- **RAW RECORDS**:

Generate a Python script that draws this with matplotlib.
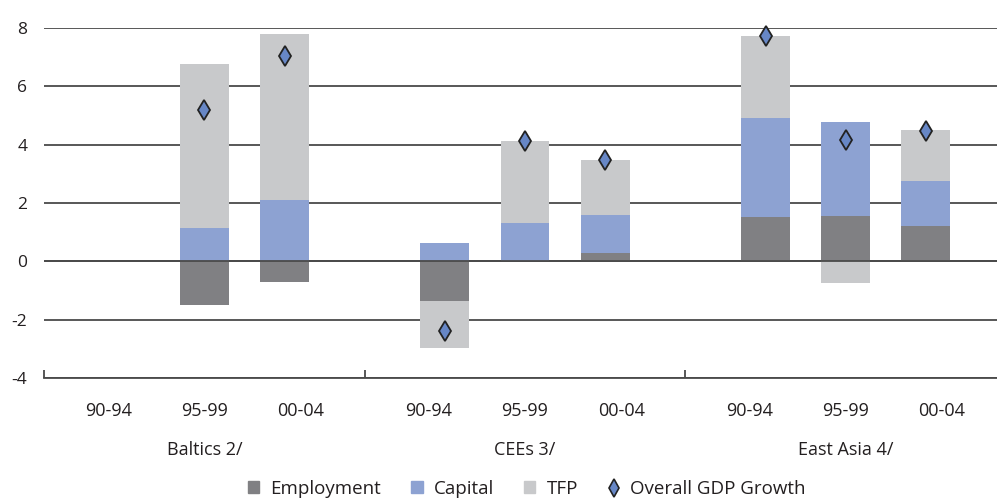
import numpy as np
import matplotlib
matplotlib.use('Agg')
import matplotlib.pyplot as plt
from matplotlib.lines import Line2D
from matplotlib.patches import Patch
from matplotlib.transforms import blended_transform_factory

plt.rcParams['font.family'] = ['Open Sans', 'DejaVu Sans']

groups = ['Baltics 2/', 'CEEs 3/', 'East Asia 4/']
periods = ['90-94', '95-99', '00-04']

# one value per group/period, Baltics 90-94 has no data
employment = [np.nan, -1.50, -0.71, -1.37, 0.00, 0.27, 1.51, 1.54, 1.20]
capital = [np.nan, 1.16, 2.12, 0.62, 1.30, 1.31, 3.39, 3.25, 1.57]
tfp = [np.nan, 5.62, 5.69, -1.61, 2.84, 1.91, 2.84, -0.75, 1.72]
gdp = [np.nan, 5.20, 7.03, -2.40, 4.14, 3.46, 7.72, 4.17, 4.48]

c_emp = '#808083'
c_cap = '#8da2d2'
c_tfp = '#c8c9cb'
c_grid = '#4a4a4a'

fig = plt.figure(figsize=(9.97, 4.99), dpi=100)
ax = fig.add_axes([44 / 997, 121 / 499, 962 / 997, 350 / 499])

x = np.array([g * 4 + i + 1 for g in range(len(groups)) for i in range(len(periods))])
w = 0.61

pos = np.zeros(len(x))
neg = np.zeros(len(x))
for vals, col in [(employment, c_emp), (capital, c_cap), (tfp, c_tfp)]:
    v = np.array(vals, dtype=float)
    ok = ~np.isnan(v)
    base = np.where(v >= 0, pos, neg)
    ax.bar(x[ok], v[ok], bottom=base[ok], width=w, color=col, zorder=2)
    vv = np.nan_to_num(v)
    pos = pos + np.where(vv > 0, vv, 0)
    neg = neg + np.where(vv < 0, vv, 0)

ax.plot(x, gdp, ls='none', marker='d', ms=10, mfc='#6787c6', mec='#222222',
        mew=1.3, zorder=4, clip_on=False)

ax.set_xlim(0, 12)
ax.set_ylim(-4, 8)
ax.set_yticks(range(-4, 9, 2))
ax.set_yticklabels([str(t) for t in range(-4, 9, 2)], fontsize=12.5, color='#231f20')
ax.tick_params(axis='y', length=0, pad=12)
ax.yaxis.grid(True, color=c_grid, lw=1.3, zorder=0)
ax.axhline(0, color=c_grid, lw=1.3, zorder=3)
ax.set_axisbelow(True)
for s in ['top', 'right', 'left']:
    ax.spines[s].set_visible(False)
ax.spines['bottom'].set_color(c_grid)
ax.spines['bottom'].set_linewidth(1.3)

ax.set_xticks([])
ax.set_xticks([0, 4, 8], minor=True)
ax.tick_params(axis='x', which='minor', direction='in', length=6, width=1.3, color=c_grid)

tr = blended_transform_factory(ax.transData, ax.transAxes)
for g, name in enumerate(groups):
    for i, p in enumerate(periods):
        ax.text(g * 4 + 2 + (i - 1) * 1.2, -0.093, p, transform=tr, ha='center',
                va='center', fontsize=13, color='#231f20')
    ax.text(g * 4 + 2, -0.205, name, transform=tr, ha='center', va='center',
            fontsize=13, color='#231f20')

handles = [Patch(color=c_emp), Patch(color=c_cap), Patch(color=c_tfp),
           Line2D([], [], ls='none', marker='d', ms=9, mfc='#6787c6', mec='#222222', mew=1.2)]
labels = ['Employment', 'Capital', 'TFP', 'Overall GDP Growth']
fig.legend(handles, labels, loc='center', bbox_to_anchor=(527 / 997, 10 / 499), ncol=4,
           frameon=False, fontsize=13.5, handlelength=0.6, handleheight=0.6,
           handletextpad=0.6, columnspacing=1.6, labelcolor='#231f20')

fig.savefig('out.png', dpi=100)
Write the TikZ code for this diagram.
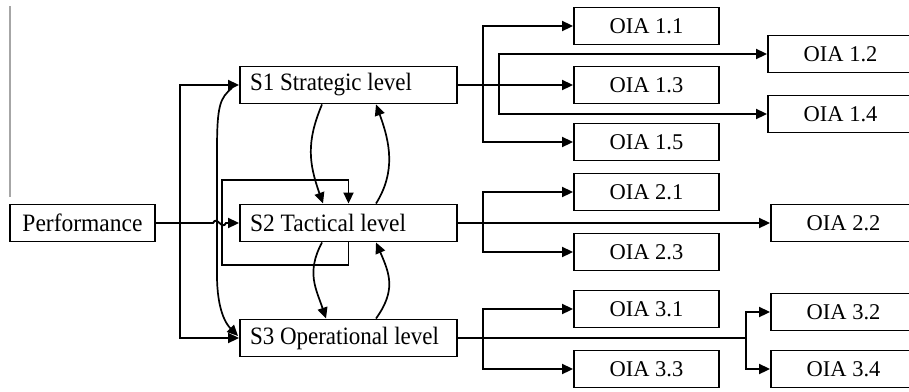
\documentclass[tikz,border=0pt]{standalone}
\usepackage{fontspec}
\usepackage{graphicx}
\setmainfont{Liberation Serif}
\usetikzlibrary{arrows.meta}
\newcommand{\fitw}[2]{\resizebox{#1}{\height}{#2}}
\newcommand{\lefttext}[2]{\makebox[197pt][l]{\fitw{#1}{#2}}}
\begin{document}
\begin{tikzpicture}[x=1pt,y=-1pt,
  line width=1.9pt,
  box/.style={draw, line width=1.9pt, minimum height=37pt, inner sep=0pt},
  sbox/.style={box, minimum width=217pt, font=\fontsize{25}{28}\selectfont},
  pbox/.style={box, minimum width=145pt, font=\fontsize{25}{28}\selectfont},
  obox/.style={box, minimum width=145pt, font=\fontsize{22.5}{26}\selectfont},
  arr/.style={-{Triangle[length=11pt,width=10pt]}},
  curv/.style={line width=1.7pt, -{Triangle[length=11pt,width=10pt]}}
]
\useasboundingbox (0,0) rectangle (909,391);
\begin{scope}
\clip (0,0) rectangle (909,391);
% stray gray rule at left
\draw[gray!70, line width=1.2pt] (10,6) -- (10,197);

% nodes
\node[pbox] (perf) at (82.5,223) {\fitw{120pt}{Performance}};
\node[sbox] (S1) at (348.5,85) {\lefttext{162pt}{S1 Strategic level}};
\node[sbox] (S2) at (348.5,223) {\lefttext{156pt}{S2 Tactical level}};
\node[sbox] (S3) at (348.5,338) {\lefttext{189pt}{S3 Operational level}};

\node[obox] (O11) at (646.5,26) {OIA 1.1};
\node[obox] (O13) at (646.5,85) {OIA 1.3};
\node[obox] (O15) at (646.5,142) {OIA 1.5};
\node[obox] (O21) at (646.5,192) {OIA 2.1};
\node[obox] (O23) at (646.5,252) {OIA 2.3};
\node[obox] (O31) at (646.5,309) {OIA 3.1};
\node[obox] (O33) at (646.5,369) {OIA 3.3};

\node[obox] (O12) at (840.5,54) {OIA 1.2};
\node[obox] (O14) at (840.5,114) {OIA 1.4};
\node[obox] (O22) at (843.5,223) {OIA 2.2};
\node[obox] (O32) at (843.5,312) {OIA 3.2};
\node[obox] (O34) at (843.5,369) {OIA 3.4};

% junction coordinates
\coordinate (jp) at (180,223);
\coordinate (ja) at (483,85);
\coordinate (jb) at (499,85);
\coordinate (jc) at (483,223);
\coordinate (jd) at (483,338);
\coordinate (je) at (746,338);
\coordinate (l1) at (348.5,265);
\coordinate (l2) at (222,265);
\coordinate (l3) at (222,180);
\coordinate (l4) at (348.5,180);

% Performance to S-levels
\draw[arr] (perf.east) -- (213,223) .. controls (217,215) and (222,231) .. (226,223) -- (S2.west);
\draw[arr] (jp) |- (S1.west);
\draw[arr] (jp) |- (S3.west);

% long curve S1 -> S3
\draw[curv] ([shift={(-7,3)}]S1.west) .. controls +(-12,10) and +(0,-45) .. (217,150)
  -- (217,275) .. controls +(0,35) and +(-12,-12) .. ([shift={(-1,-2)}]S3.west);

% self loop of S2
\draw[arr] (S2.south) -- (l1) -- (l2) -- (l3) -- (l4) -- (S2.north);

% curves between levels
\draw[curv] ([xshift=-26.5pt]S1.south) .. controls +(-16,38) and +(-14,-40) .. ([xshift=-25.5pt]S2.north);
\draw[curv] ([xshift=27.5pt]S2.north) .. controls +(20,-32) and +(14,38) .. ([xshift=27.5pt]S1.south);
\draw[curv] ([xshift=-26.5pt]S2.south) .. controls +(-16,30) and +(-10,-30) .. ([xshift=-22.5pt]S3.north);
\draw[curv] ([xshift=27.5pt]S3.north) .. controls +(20,-28) and +(14,32) .. ([xshift=27.5pt]S2.south);

% S1 outputs
\draw[arr] (S1.east) -- (O13.west);
\draw[arr] (ja) |- (O11.west);
\draw[arr] (ja) |- (O15.west);
\draw[arr] (jb) |- (O12.west);
\draw[arr] (jb) |- (O14.west);

% S2 outputs
\draw[arr] (S2.east) -- (O22.west);
\draw[arr] (jc) |- (O21.west);
\draw[arr] (jc) |- (O23.west);

% S3 outputs
\draw (S3.east) -- (je);
\draw[arr] (jd) |- (O31.west);
\draw[arr] (jd) |- (O33.west);
\draw[arr] (je) |- (O32.west);
\draw[arr] (je) |- (O34.west);
\end{scope}
\end{tikzpicture}
\end{document}
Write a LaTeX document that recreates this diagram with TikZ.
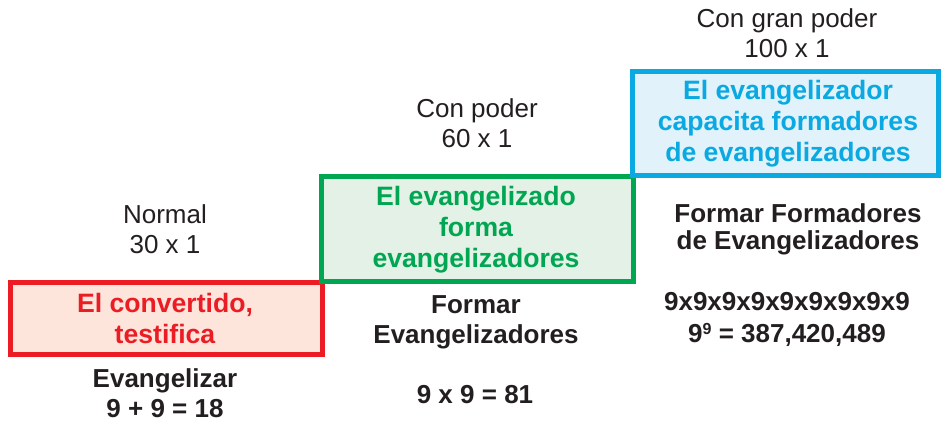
\documentclass[tikz,border=0pt]{standalone}
\usepackage{fontspec}
\setmainfont{Liberation Sans}
\definecolor{cred}{HTML}{EC1C24}
\definecolor{fred}{HTML}{FDE5DB}
\definecolor{cgreen}{HTML}{00A651}
\definecolor{fgreen}{HTML}{E3F1E6}
\definecolor{cblue}{HTML}{0AA9E2}
\definecolor{fblue}{HTML}{E1F2FA}
\definecolor{ink}{HTML}{231F20}
\begin{document}
\begin{tikzpicture}[x=1pt,y=-1pt,
  lbl/.style={font=\fontsize{26}{30}\selectfont, text=ink, align=center, inner sep=0pt, anchor=base},
  bl/.style={lbl, font=\bfseries\fontsize{26}{30}\selectfont},
  boxtxt/.style={lbl, font=\bfseries\fontsize{26.6}{31}\selectfont},
  stepbox/.style={line width=5pt}]
\useasboundingbox (0,0) rectangle (942,422);
% boxes
\draw[stepbox, draw=cred, fill=fred] (10,282) rectangle (322.5,354);
\draw[stepbox, draw=cgreen, fill=fgreen] (321,177) rectangle (633.5,281.5);
\draw[stepbox, draw=cblue, fill=fblue] (632,72) rectangle (938.5,176);
% box texts (anchor = baseline of last line)
\node[boxtxt, text=cred] (t1) at (165,343) {El convertido,\\testifica};
\node[boxtxt, text=cgreen] (t2) at (476,267) {El evangelizado\\forma\\evangelizadores};
\node[boxtxt, text=cblue] (t3) at (788,162) {El evangelizador\\capacita formadores\\de evangelizadores};
% level labels
\node[lbl] (l1) at (165,253) {Normal\\30 x 1};
\node[lbl] (l2) at (477,148) {Con poder\\60 x 1};
\node[lbl] (l3) at (787,58) {Con gran poder\\100 x 1};
% below texts
\node[bl] (b1) at (165,417) {Evangelizar\\9 + 9 = 18};
\node[bl] (b2) at (476,343) {Formar\\Evangelizadores};
\node[bl] (b2n) at (475,403) {9 x 9 = 81};
\node[bl, font=\bfseries\fontsize{26}{27}\selectfont] (b3) at (798,249) {Formar Formadores\\de Evangelizadores};
\node[bl, font=\bfseries\fontsize{26}{32}\selectfont] (b3n) at (787,342) {9x9x9x9x9x9x9x9x9\\9\raisebox{7.5pt}{\fontsize{16}{16}\selectfont 9} = 387,420,489};
\end{tikzpicture}
\end{document}
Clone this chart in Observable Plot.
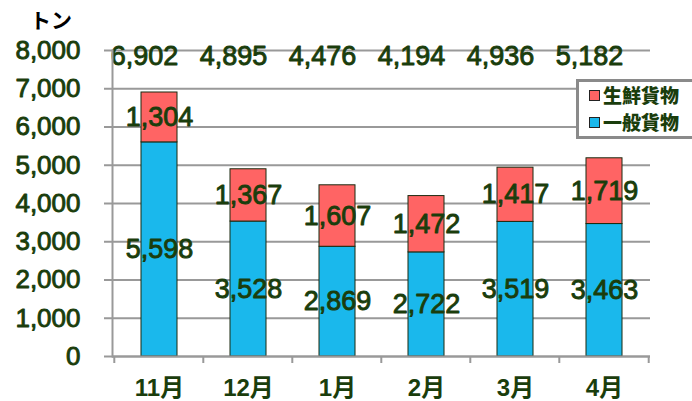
<!DOCTYPE html>
<html><head><meta charset="utf-8">
<script src="https://cdn.jsdelivr.net/npm/d3@7"></script>
<script src="https://cdn.jsdelivr.net/npm/@observablehq/plot@0.6"></script>
<style>
body{margin:0;background:#fff;}
#wrap{position:relative;width:692px;height:401px;overflow:hidden;font-family:"Liberation Sans",Arial,sans-serif;}
#unit{position:absolute;left:30px;top:4px;font-size:21px;font-weight:bold;color:#000;font-family:"Noto Sans CJK JP",sans-serif;}
#legend{position:absolute;left:576px;top:79px;width:130px;height:54px;border:3px solid #8a8a8a;background:#fff;box-sizing:content-box;}
.li{position:absolute;left:10px;height:20px;font-size:19px;font-weight:900;color:#1a3d0c;font-family:"Noto Sans CJK JP",sans-serif;line-height:20px;display:flex;align-items:center;white-space:nowrap;}
.sw{display:inline-block;width:9px;height:9px;border:1px solid #222;margin-right:3px;}
</style></head>
<body><div id="wrap"></div>
<script>
const months = ["11月","12月","1月","2月","3月","4月"];
const general = [5598,3528,2869,2722,3519,3463];
const fresh = [1304,1367,1607,1472,1417,1719];
const totals = [6902,4895,4476,4194,4936,5182];
const seriesNames = ["一般貨物","生鮮貨物"];
const seriesColors = ["#1ab8ec","#ff6464"];
const yTicks = [0,1000,2000,3000,4000,5000,6000,7000,8000];
const unitLabel = "トン";

const fmt = d3.format(",");
const green = "#1a3d0c";
const grey = "#999";
const data = months.flatMap((m,i)=>[
  {month:m,type:seriesNames[0],value:general[i]},
  {month:m,type:seriesNames[1],value:fresh[i]}
]);
const thick = {stroke:green, strokeWidth:0.9, fill:green};

const chart = Plot.plot({
  width:692, height:401,
  marginLeft:112, marginRight:42, marginTop:50, marginBottom:45,
  style:{fontFamily:"'Liberation Sans', Arial, sans-serif", color:green, background:"#fff"},
  x:{domain:months, paddingInner:0.6, paddingOuter:0.3, label:null},
  y:{domain:[0,8000], label:null},
  color:{domain:seriesNames, range:seriesColors},
  marks:[
    Plot.gridY(yTicks,{stroke:grey, strokeOpacity:1, strokeWidth:2}),
    Plot.axisY(yTicks,{tickSize:8, stroke:grey, strokeWidth:2, label:null, text:null}),
    Plot.text(yTicks,{y:d=>d, text:d=>fmt(d), frameAnchor:"left", textAnchor:"end", dx:-32, fontSize:26, ...thick}),
    Plot.axisX({tickSize:0, tickPadding:22, fontSize:24, fontWeight:"bold", fill:green, stroke:green, strokeWidth:0.6, label:null, fontFamily:"'Liberation Sans', 'Noto Sans CJK JP', sans-serif"}),
    Plot.barY(data, Plot.stackY({x:"month", y:"value", z:"type", fill:"type", stroke:"#1a2a10", strokeWidth:1})),
    Plot.text(data, Plot.stackY({x:"month", y:"value", z:"type", text:d=>fmt(d.value), fontSize:27, ...thick})),
    Plot.text(months, {x:d=>d, y:()=>8000, text:(d,i)=>fmt(totals[i]), dy:6, dx:-15, fontSize:27, ...thick}),
    Plot.ruleY([0],{stroke:grey, strokeWidth:2}),
    Plot.frame({anchor:"left", stroke:grey, strokeWidth:2})
  ]
});
document.getElementById("wrap").appendChild(chart);

// boundary tick marks on the x axis, from the band scale
const xs = chart.scale("x");
const step = xs.step;
const y0 = chart.scale("y").apply(0);
const bounds = months.map(m=>xs.apply(m) - xs.paddingInner*step/2);
bounds.push(xs.apply(months[months.length-1]) + xs.bandwidth + xs.paddingInner*step/2);
d3.select(chart).append("g").selectAll("line").data(bounds).join("line")
  .attr("x1",d=>d).attr("x2",d=>d).attr("y1",y0).attr("y2",y0+7)
  .attr("stroke",grey).attr("stroke-width",2);

const wrap = document.getElementById("wrap");
const u = document.createElement("div"); u.id="unit"; u.textContent=unitLabel; wrap.appendChild(u);
const lg = document.createElement("div"); lg.id="legend";
[[1,3],[0,30]].forEach(([k,top])=>{
  const it=document.createElement("div"); it.className="li"; it.style.top=top+"px";
  const sw=document.createElement("span"); sw.className="sw"; sw.style.background=seriesColors[k];
  it.appendChild(sw); it.appendChild(document.createTextNode(seriesNames[k]));
  lg.appendChild(it);
});
wrap.appendChild(lg);
</script></body></html>
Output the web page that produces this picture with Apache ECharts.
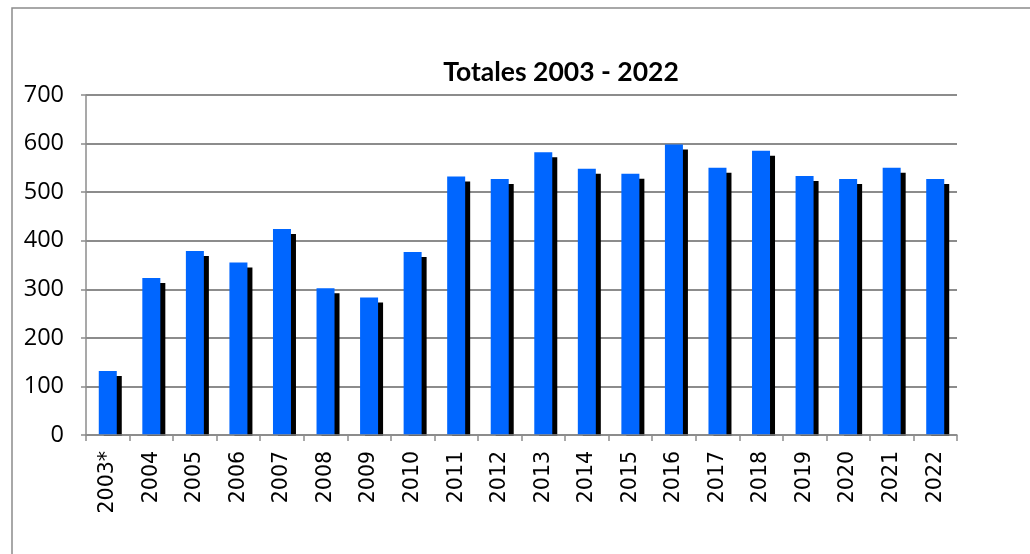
<!DOCTYPE html>
<html>
<head>
<meta charset="utf-8">
<script src="https://cdn.jsdelivr.net/npm/echarts@6/dist/echarts.min.js"></script>
<style>
  html, body { margin: 0; padding: 0; background: #fff; }
  #main { width: 1030px; height: 554px; }
</style>
</head>
<body>
<div id="main"></div>
<script>
// data
var years = ['2003*', '2004', '2005', '2006', '2007', '2008', '2009', '2010', '2011', '2012',
             '2013', '2014', '2015', '2016', '2017', '2018', '2019', '2020', '2021', '2022'];
var totals = [132, 323, 379, 355, 424, 302, 283, 377, 532, 527,
              582, 548, 538, 598, 550, 585, 533, 527, 550, 527];

var myChart = echarts.init(document.getElementById('main'));

var option = {
    animation: false,
    backgroundColor: '#fff',
    title: {
        text: 'Totales 2003 - 2022',
        left: 556,
        textAlign: 'center',
        top: 54,
        textStyle: {
            fontFamily: 'Lato',
            fontSize: 26.5,
            fontWeight: 'bold',
            color: '#000'
        }
    },
    graphic: [{
        type: 'rect',
        shape: { x: 12, y: 8, width: 1040, height: 560 },
        style: { fill: 'none', stroke: '#8c8c8c', lineWidth: 1.5 },
        silent: true
    }, {
        // hides the part of the bar shadow that falls below the baseline
        type: 'rect',
        shape: { x: 84, y: 436, width: 880, height: 7 },
        style: { fill: '#fff' },
        z: 50,
        silent: true
    }],
    grid: { left: 86, right: 73, top: 95, bottom: 119 },
    xAxis: {
        type: 'category',
        data: years,
        boundaryGap: true,
        z: 100,
        axisLine: { lineStyle: { color: '#8c8c8c', width: 1.5 } },
        axisTick: { show: true, alignWithLabel: false, length: 6, lineStyle: { color: '#8c8c8c', width: 1.5 } },
        axisLabel: {
            rotate: 90,
            interval: 0,
            margin: 16,
            color: '#000',
            fontFamily: 'DejaVu Sans',
            fontSize: 20.5
        }
    },
    yAxis: {
        type: 'value',
        min: 0,
        max: 700,
        interval: 100,
        axisLine: { show: true, lineStyle: { color: '#8c8c8c', width: 1.5 } },
        axisTick: { show: true, length: 5, lineStyle: { color: '#8c8c8c', width: 1.5 } },
        splitLine: { lineStyle: { color: '#8c8c8c', width: 2 } },
        axisLabel: {
            margin: 22,
            color: '#000',
            fontFamily: 'Open Sans',
            fontSize: 23.5
        }
    },
    series: [{
        name: 'Totales',
        type: 'bar',
        data: totals,
        barWidth: 18,
        itemStyle: {
            color: '#0066ff',
            shadowColor: '#000',
            shadowBlur: 0,
            shadowOffsetX: 5,
            shadowOffsetY: 5
        }
    }]
};

myChart.setOption(option);
</script>
</body>
</html>
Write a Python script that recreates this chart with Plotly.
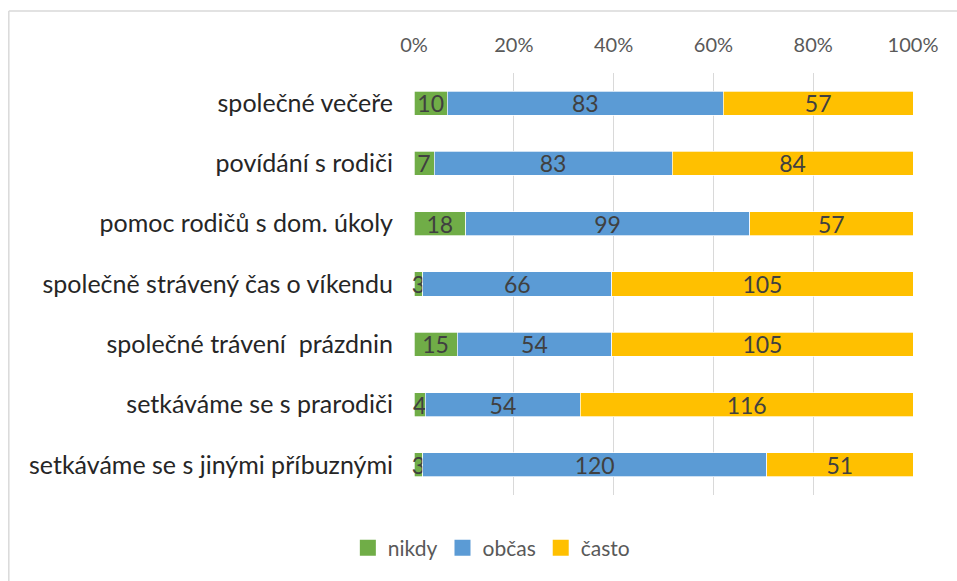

- **AIM**: Exactly as written, repeat the lines from the beginning of the entries up to and including the line with "gdp = [np.nan, 5.20, 7.03, -2.40, 4.14, 3.46, 7.72, 4.17, 4.48]", but not the pictures.

- **ANSWER FOR THIS EXERCISE**:
Generate a Python script that draws this with matplotlib.
import numpy as np
import matplotlib
matplotlib.use('Agg')
import matplotlib.pyplot as plt
from matplotlib.lines import Line2D
from matplotlib.patches import Patch
from matplotlib.transforms import blended_transform_factory

plt.rcParams['font.family'] = ['Open Sans', 'DejaVu Sans']

groups = ['Baltics 2/', 'CEEs 3/', 'East Asia 4/']
periods = ['90-94', '95-99', '00-04']

# one value per group/period, Baltics 90-94 has no data
employment = [np.nan, -1.50, -0.71, -1.37, 0.00, 0.27, 1.51, 1.54, 1.20]
capital = [np.nan, 1.16, 2.12, 0.62, 1.30, 1.31, 3.39, 3.25, 1.57]
tfp = [np.nan, 5.62, 5.69, -1.61, 2.84, 1.91, 2.84, -0.75, 1.72]
gdp = [np.nan, 5.20, 7.03, -2.40, 4.14, 3.46, 7.72, 4.17, 4.48]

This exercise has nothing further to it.